Paper Cutting Came Back Into My Life Through Instagram

Paper Cutting Came Back Into My Life Through Instagram

Lately, my Instagram feed has been filled with paper cutting art, shared by friends and creators whose hands seem impossibly steady and confident, turning ordinary sheets of paper into delicate silhouettes and layered scenes. 

I often pause longer than I expect, watching scissors move slowly, corners sharpen, negative space appear, and entire images emerge from what used to be a blank page. 

There is something deeply calming about watching paper being shaped with patience, especially when the process is shown quietly rather than dramatically.

At the same time, I can’t help noticing a small distance between admiration and participation, because their work feels so refined, so practiced, that it almost feels like a world I am only allowed to observe rather than enter.

Remembering That Paper Was Always There for Me

That feeling followed me for a few days, until I suddenly remembered something very simple, which is that paper has always been part of my creative life, long before I ever cared about technique or presentation. 

Paper was the first material I felt free with, because it never felt precious or intimidating, and if something went wrong, the solution was always close by, another sheet, another idea, another attempt.

That memory sent me digging through drawers, folders, and boxes where unfinished projects tend to hide, and what I found surprised me, because I already had paper art that meant something to me, even if it did not look like what was trending on my screen.

A Garland of Little Ghosts Made From Old Pages

The first piece I want to share is a simple garland of paper ghosts, which still makes me smile every time I see it hanging quietly in my space. 

I cut these ghosts from old paper pages, pages that had already lived a full life as notes, drafts, and half-finished thoughts, which made them feel perfect for something playful and lighthearted rather than serious.

Each ghost is slightly different, some taller, some rounder, some with uneven edges or arms that curve unexpectedly, and I never tried to correct those differences, because that is where their charm lives. 

Once they were cut, I laid them out on the table, moving them around until the spacing felt natural, then strung them together with thin thread, leaving small gaps so they looked like they were floating rather than lined up too neatly.

This garland was never meant to impress anyone. It was made on a quiet afternoon, with no deadline and no audience in mind, and that ease is exactly what gives it its character.

Patchwork Paper Cards That Came Together Slowly

The second paper project I want to share is a set of handmade cards that I like to call patchwork cards, because they are built from many small pieces rather than a single sheet. 

Instead of starting with a clear design, I worked with scraps, bits of patterned paper, torn edges from old envelopes, and leftover pages that were too small to use on their own, layering them until something began to feel balanced.

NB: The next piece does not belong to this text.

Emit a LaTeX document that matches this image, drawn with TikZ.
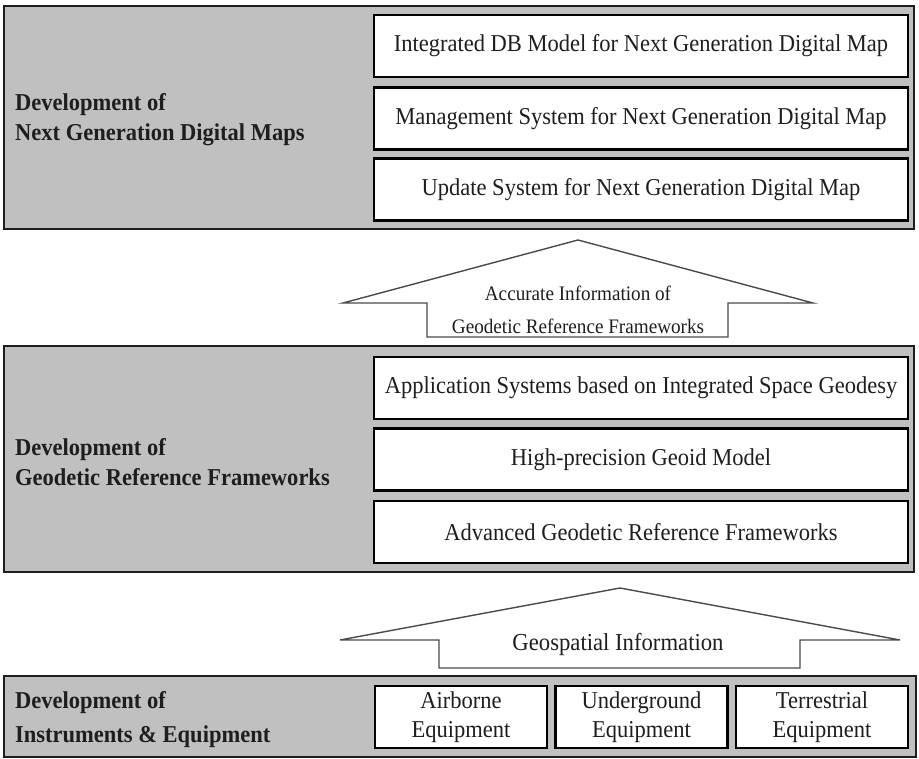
\documentclass[tikz,border=0pt]{standalone}
\usepackage{fontspec}
\setmainfont[FakeStretch=0.93]{Liberation Serif}
\definecolor{panelgray}{HTML}{C0C0C0}
\definecolor{inkdark}{HTML}{1E1E1E}
\definecolor{arrowline}{HTML}{4A4A4A}
\begin{document}
\begin{tikzpicture}[x=1pt,y=-1pt,
  panel/.style={draw=inkdark, line width=2.6pt, fill=panelgray, inner sep=0pt},
  item/.style={draw=black, line width=2.6pt, fill=white, inner sep=0pt,
    text=inkdark, align=center, font=\fontsize{24.2}{29}\selectfont},
  wide/.style={item, minimum width=534, minimum height=62},
  small/.style={item, minimum width=172, minimum height=62},
  heading/.style={anchor=west, inner sep=0pt, align=left, text=inkdark,
    font=\bfseries\fontsize{24.2}{30}\selectfont},
  flow/.style={draw=arrowline, line width=1.4pt, fill=white, line join=miter},
  flowtext/.style={inner sep=0pt, align=center, text=inkdark,
    font=\fontsize{20.6}{33}\selectfont}
]
\useasboundingbox (0,0) rectangle (919,759);

% ---- tier 1: next generation digital maps
\node[panel, minimum width=910, minimum height=223] (p1) at (459,117.5) {};
\node[heading] (h1) at (15,120) {Development of\\Next Generation Digital Maps};
\node[wide] (m1) at (641,46)    {Integrated DB Model for Next Generation Digital Map};
\node[wide] (m2) at (641,118.5) {Management System for Next Generation Digital Map};
\node[wide] (m3) at (641,189.5) {Update System for Next Generation Digital Map};

% ---- tier 2: geodetic reference frameworks
\node[panel, minimum width=910, minimum height=226] (p2) at (459,459) {};
\node[heading] (h2) at (15,462) {Development of\\Geodetic Reference Frameworks};
\node[wide] (g1) at (641,388)   {Application Systems based on Integrated Space Geodesy};
\node[wide] (g2) at (641,459.5) {High-precision Geoid Model};
\node[wide] (g3) at (641,532)   {Advanced Geodetic Reference Frameworks};

% ---- tier 3: instruments and equipment
\node[panel, minimum width=912, minimum height=81] (p3) at (460,716.5) {};
\node[heading, font=\bfseries\fontsize{24.2}{34}\selectfont] (h3) at (15,720)
  {Development of\\Instruments \& Equipment};
\node[small] (e1) at (461,717)   {Airborne\\Equipment};
\node[small] (e2) at (641.5,717) {Underground\\Equipment};
\node[small] (e3) at (822,717)   {Terrestrial\\Equipment};

% ---- block arrows between the tiers
\draw[flow] (427,337) -- (427,303) -- (343,303) -- (578,240)
  -- (813,303) -- (728,303) -- (728,337) -- cycle;
\node[flowtext] (a1) at (578,310) {Accurate Information of\\Geodetic Reference Frameworks};

\draw[flow] (439,668) -- (439,640) -- (340,640) -- (620,588)
  -- (900,640) -- (800,640) -- (800,668) -- cycle;
\node[flowtext, font=\fontsize{24.4}{30}\selectfont] (a2) at (618,645) {Geospatial Information};
\end{tikzpicture}
\end{document}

This process takes longer than it looks, because it relies on intuition rather than rules. I place a piece down, remove it, rotate it, trim a corner, add another layer, and repeat until the composition feels settled. 

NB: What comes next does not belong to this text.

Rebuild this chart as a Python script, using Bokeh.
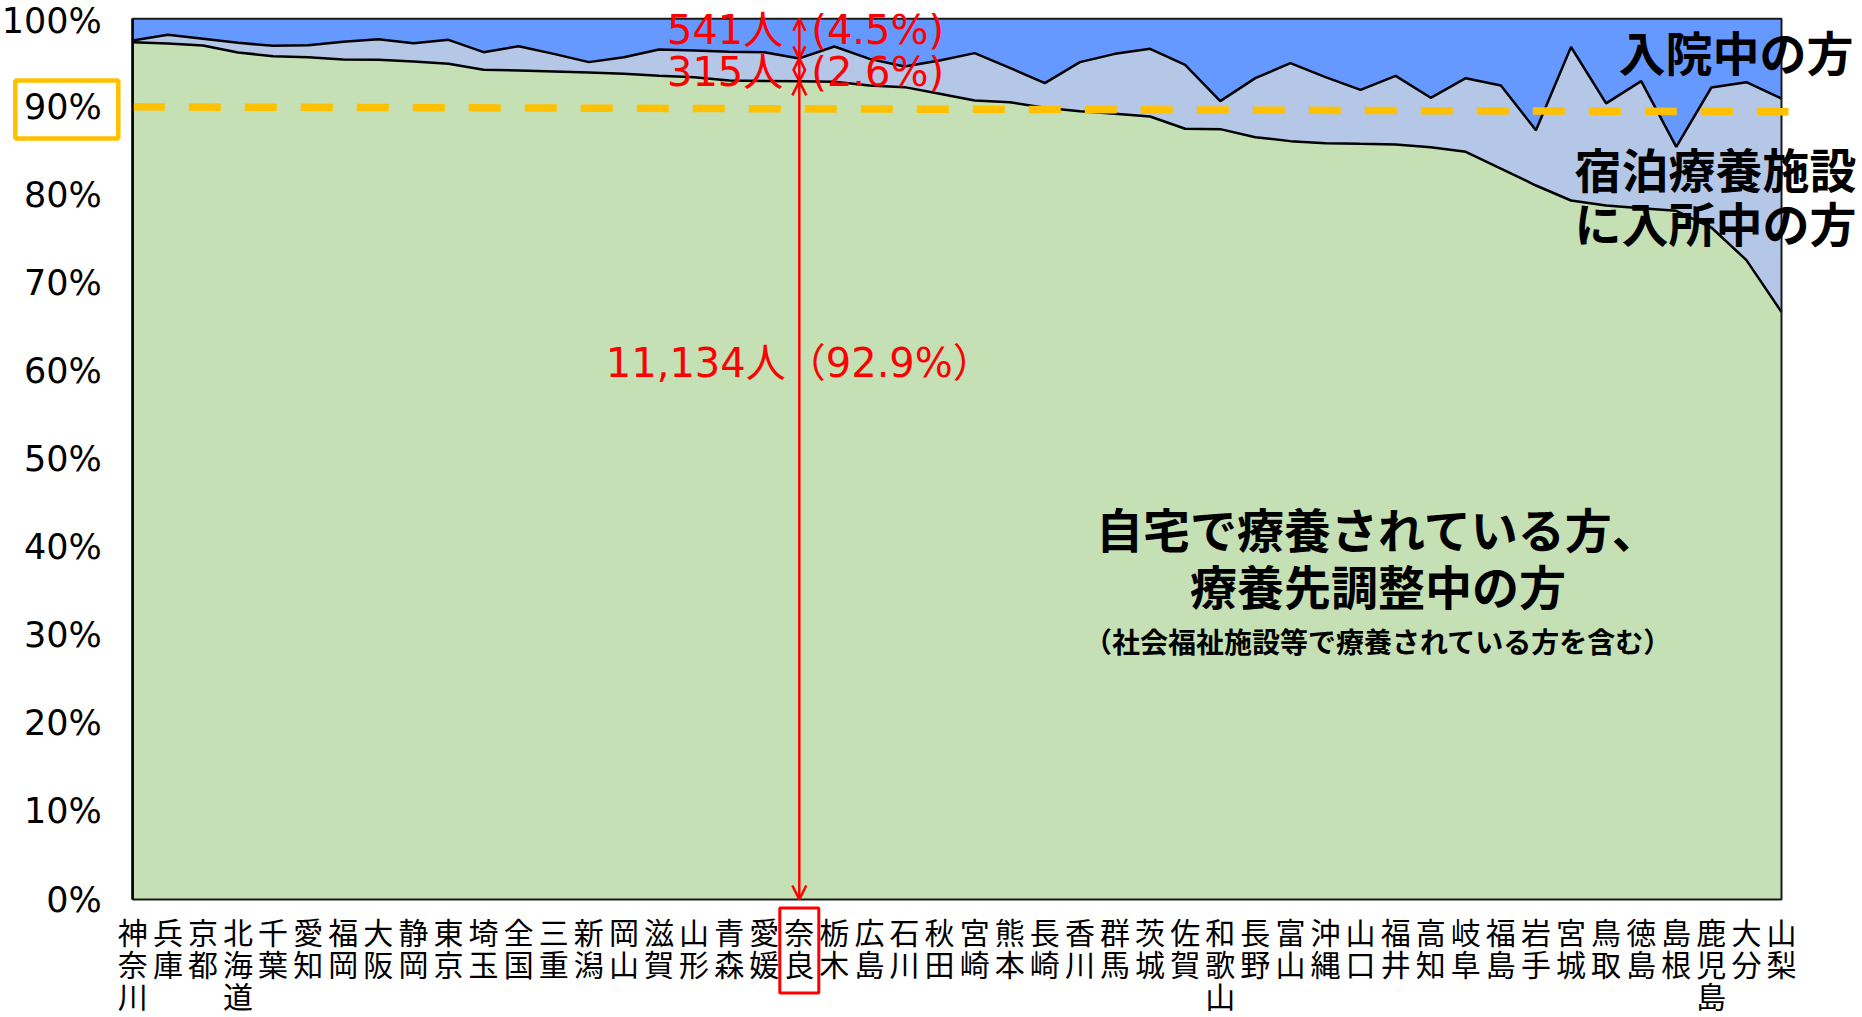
import numpy as np
from bokeh.plotting import figure
from bokeh.models import Label, Arrow, OpenHead, FixedTicker, ColumnDataSource, Range1d
from bokeh.embed import file_html
from bokeh.resources import INLINE

# ---------------- data ----------------
prefectures = ["神奈川", "兵庫", "京都", "北海道", "千葉", "愛知", "福岡", "大阪", "静岡", "東京",
               "埼玉", "全国", "三重", "新潟", "岡山", "滋賀", "山形", "青森", "愛媛", "奈良",
               "栃木", "広島", "石川", "秋田", "宮崎", "熊本", "長崎", "香川", "群馬", "茨城",
               "佐賀", "和歌山", "長野", "富山", "沖縄", "山口", "福井", "高知", "岐阜", "福島",
               "岩手", "宮城", "鳥取", "徳島", "島根", "鹿児島", "大分", "山梨"]

# 自宅で療養されている方、療養先調整中の方 (%)
home_pct = [97.35, 97.20, 96.97, 96.17, 95.76, 95.64, 95.38, 95.34, 95.15, 94.89,
            94.21, 94.13, 94.02, 93.90, 93.75, 93.52, 93.37, 93.00, 92.95, 92.90,
            92.85, 92.43, 92.24, 91.48, 90.72, 90.53, 89.89, 89.51, 89.21, 88.91,
            87.51, 87.47, 86.56, 86.11, 85.88, 85.80, 85.73, 85.42, 84.90, 83.00,
            81.07, 79.37, 78.80, 78.50, 78.20, 76.30, 72.60, 66.70]
# 宿泊療養施設に入所中の方 (%)
hotel_pct = [0.19, 0.98, 0.76, 1.10, 1.17, 1.37, 2.01, 2.35, 2.08, 2.72,
             2.00, 2.76, 2.00, 1.18, 1.89, 2.99, 3.03, 3.25, 3.26, 2.60,
             4.00, 3.02, 2.34, 3.79, 5.38, 3.90, 2.80, 5.57, 6.81, 7.68,
             7.26, 3.18, 6.70, 8.85, 7.49, 6.13, 7.79, 5.61, 8.36, 9.43,
             6.28, 17.43, 11.60, 14.42, 7.25, 15.90, 20.20, 24.25]
# 入院中の方 (%)
hosp_pct = [2.46, 1.82, 2.27, 2.73, 3.07, 2.99, 2.61, 2.31, 2.77, 2.39,
            3.79, 3.11, 3.98, 4.92, 4.36, 3.49, 3.60, 3.75, 3.79, 4.50,
            3.15, 4.55, 5.42, 4.73, 3.90, 5.57, 7.31, 4.92, 3.98, 3.41,
            5.23, 9.35, 6.74, 5.04, 6.63, 8.07, 6.48, 8.97, 6.74, 7.57,
            12.65, 3.20, 9.60, 7.08, 14.55, 7.80, 7.20, 9.05]

y_ticks = [0, 10, 20, 30, 40, 50, 60, 70, 80, 90, 100]
y_tick_labels = ["0%", "10%", "20%", "30%", "40%", "50%", "60%", "70%", "80%", "90%", "100%"]
target_pct = 90
target_line_ends = [90.0, 89.45]

highlight = "奈良"
hl_home_text = "11,134人（92.9%）"
hl_hotel_people, hl_hotel_share = "315人", "(2.6%)"
hl_hosp_people, hl_hosp_share = "541人", "(4.5%)"

label_hosp = "入院中の方"
label_hotel = ["宿泊療養施設", "に入所中の方"]
label_home = ["自宅で療養されている方、", "療養先調整中の方"]
label_home_note = "（社会福祉施設等で療養されている方を含む）"

# ---------------- derived ----------------
n = len(prefectures)
x = np.arange(n)
lvl1 = np.array(home_pct)
lvl2 = lvl1 + np.array(hotel_pct)
lvl3 = lvl2 + np.array(hosp_pct)
src = ColumnDataSource(dict(x=x, zero=np.zeros(n), l1=lvl1, l2=lvl2, l3=lvl3))

CJK = "Noto Sans CJK JP"
LAT = "DejaVu Sans, Noto Sans CJK JP"
GREEN, LBLUE, BLUE = "#C5E0B4", "#B4C7E7", "#6699FF"

W, H = 1862, 1017
PL, PR, PT, PB = 132.3, 1781.0, 18.3, 899.0       # plot-area pixel edges
xs = (PR - PL) / (n - 1)
ys = (PB - PT) / 100.0

p = figure(width=W, height=H, min_border=0,
           x_range=Range1d(-PL / xs, (n - 1) + (W - PR) / xs),
           y_range=Range1d(-(H - PB) / ys, 100 + PT / ys),
           output_backend="svg", toolbar_location=None)
p.background_fill_color = "white"
p.border_fill_color = "white"
p.outline_line_color = None
p.grid.visible = False

p.varea(x="x", y1="zero", y2="l1", source=src, fill_color=GREEN)
p.varea(x="x", y1="l1", y2="l2", source=src, fill_color=LBLUE)
p.varea(x="x", y1="l2", y2="l3", source=src, fill_color=BLUE)
p.line(x="x", y="l1", source=src, line_color="black", line_width=2.5)
p.line(x="x", y="l2", source=src, line_color="black", line_width=2.5)
# plot-area border
p.quad(left=[0], right=[n - 1], bottom=[0], top=[100], fill_color=None,
       line_color="#1a1a1a", line_width=2)

# target dashed line
p.line(x=[0, n - 1 + 0.2], y=target_line_ends, line_color="#FFC000", line_width=7.5,
       line_dash="32 24")

# axes
p.xaxis.visible = False
ya = p.yaxis[0]
ya.fixed_location = 0
ya.bounds = (0, 100)
ya.ticker = FixedTicker(ticks=y_ticks)
ya.major_label_overrides = {t: lab for t, lab in zip(y_ticks, y_tick_labels)}
ya.major_label_text_font = LAT
ya.major_label_text_font_size = "35px"
ya.major_label_text_color = "black"
ya.major_tick_line_color = None
ya.minor_tick_line_color = None
ya.axis_line_color = "black"
ya.axis_line_width = 2.5
ya.major_label_standoff = 25

# box around the 90% tick label
p.rect(x=[-66 / xs], y=[target_pct - 0.3], width=103, height=58, width_units="screen",
       height_units="screen", fill_color=None, line_color="#FFC000", line_width=4.5)

# category labels (vertical text)
hi = prefectures.index(highlight)
for i, name in enumerate(prefectures):
    p.add_layout(Label(x=i, y=0, y_offset=-9, text="\n".join(name), text_align="center",
                       text_baseline="top", text_font=CJK, text_font_size="30px",
                       text_line_height=0.73, text_color="black"))
# red box around the highlighted category
p.rect(x=[hi], y=[-(950 - PB) / ys], width=39, height=85, width_units="screen",
       height_units="screen", fill_color=None, line_color="red", line_width=3)

# highlight arrows / labels
def dbl_arrow(y0, y1, size):
    p.add_layout(Arrow(start=OpenHead(size=size, line_color="red", line_width=2.5),
                       end=OpenHead(size=size, line_color="red", line_width=2.5),
                       x_start=hi, y_start=y0, x_end=hi, y_end=y1,
                       line_color="red", line_width=2.5))
dbl_arrow(0, lvl1[hi], 14)
dbl_arrow(lvl1[hi], lvl2[hi], 12)
dbl_arrow(lvl2[hi], lvl3[hi], 12)

red = dict(text_font=LAT, text_font_size="40px", text_color="red", text_baseline="middle")
p.add_layout(Label(x=hi, y=lvl3[hi], y_offset=-11, x_offset=-16, text=hl_hosp_people,
                   text_align="right", **red))
p.add_layout(Label(x=hi, y=lvl3[hi], y_offset=-11, x_offset=12, text=hl_hosp_share,
                   text_align="left", **red))
p.add_layout(Label(x=hi, y=(lvl1[hi] + lvl2[hi]) / 2, y_offset=-2, x_offset=-16,
                   text=hl_hotel_people, text_align="right", **red))
p.add_layout(Label(x=hi, y=(lvl1[hi] + lvl2[hi]) / 2, y_offset=-2, x_offset=12,
                   text=hl_hotel_share, text_align="left", **red))
p.add_layout(Label(x=hi, y=60.95, text=hl_home_text, text_align="center", **red))

# region labels
blk = dict(text_font=CJK, text_font_size="47px", text_color="black",
           text_font_style="bold", text_baseline="middle")
p.add_layout(Label(x=n - 1, x_offset=72, y=96.4, text=label_hosp, text_align="right", **blk))
p.add_layout(Label(x=n - 1, x_offset=75, y=83.15, text=label_hotel[0], text_align="right", **blk))
p.add_layout(Label(x=n - 1, x_offset=75, y=77.0, text=label_hotel[1], text_align="right", **blk))
p.add_layout(Label(x=35.5, y=42.2, text=label_home[0], text_align="center", **blk))
p.add_layout(Label(x=35.5, y=35.8, text=label_home[1], text_align="center", **blk))
p.add_layout(Label(x=35.5, y=29.3, text=label_home_note, text_align="center",
                   text_font=CJK, text_font_size="28px", text_color="black",
                   text_font_style="bold", text_baseline="middle"))

open("out.html", "w").write(file_html(p, INLINE))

Sometimes I walk away and come back later, because seeing it with fresh eyes often changes everything.

Each card ends up different, carrying its own mix of color, texture, and rhythm, and even though they look simple at first glance, they hold a surprising amount of time inside them, which makes them feel more personal than anything printed or mass-produced.

Why Paper Cutting Still Feels Important to Me

What paper cutting reminds me of, more than anything else, is that creativity does not need to become more complex to become more meaningful. 

Paper is humble, accessible, and forgiving, and those qualities make it powerful, especially in a world that often celebrates precision and perfection over curiosity and play.

When I finally shared these paper pieces on Instagram, I hesitated for a moment, because they looked simple next to the polished work filling my feed. 

But the response reminded me that people are often drawn to honesty more than skill, and to process more than perfection.